Al llegar a Roma, decidí trasladarme a la misma residencia donde vivía Oski y me establecí en el departamento situado frente al suyo, que compartía con su compañera chilena, auto-exiliada de Argentina cuando empezaron las desapariciones antes del golpe militar. Empezó allí una rara amistad. Creo que le inspiraba una mezcla de ternura y desazón, porque estaba seguro de causar en aquel tiempo una impresión de absoluto desvalimiento, inmerso en un mar de dudas, con los amores recién rotos y un hueco frecuente en el bolsillo.

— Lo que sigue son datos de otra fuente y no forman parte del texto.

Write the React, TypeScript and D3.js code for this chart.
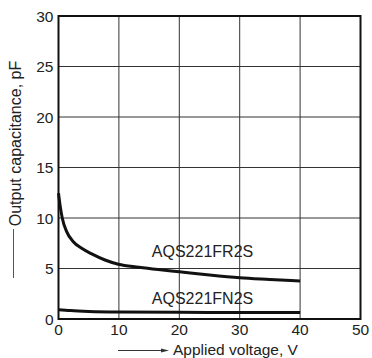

Cuando tenía plata, ganada dando clases de música o haciendo algunas traducciones, llevaba conmigo unos buenos vinos de Chianti, que procuraba consumir con cierta destreza; solo así lograba sobrevivir a dosis que a ellos les sumían, pasada la primera euforia, en un pesado letargo. Colocaba entonces a Oski de la manera más cómoda posible en el sillón o en el sofá, mientras su compañera suplicaba por un caldillo de congrio del mercado de San Antonio de Santiago, y cerraba la puerta con sigilo, rumbo a mi departamento.

Oski aludía ocasionalmente a su última estadía en Roma a inicios de los 50’; se refirió también una vez a sus antepasados directos, que parecían provenir del Lazio y habrían descendido luego hacia la Campania, y relató algunas tradiciones familiares que me pidió mantener en secreto. La historia de mi abuelo gaucho salía a veces en las conversaciones; en realidad, se trataba de un refugiado político que huía de la dictadura del general Primo de Rivera. Primero había escapado a Francia y decidió luego migrar a Argentina, donde conoció a mi abuela, descendiente también de migrantes vasco-navarros.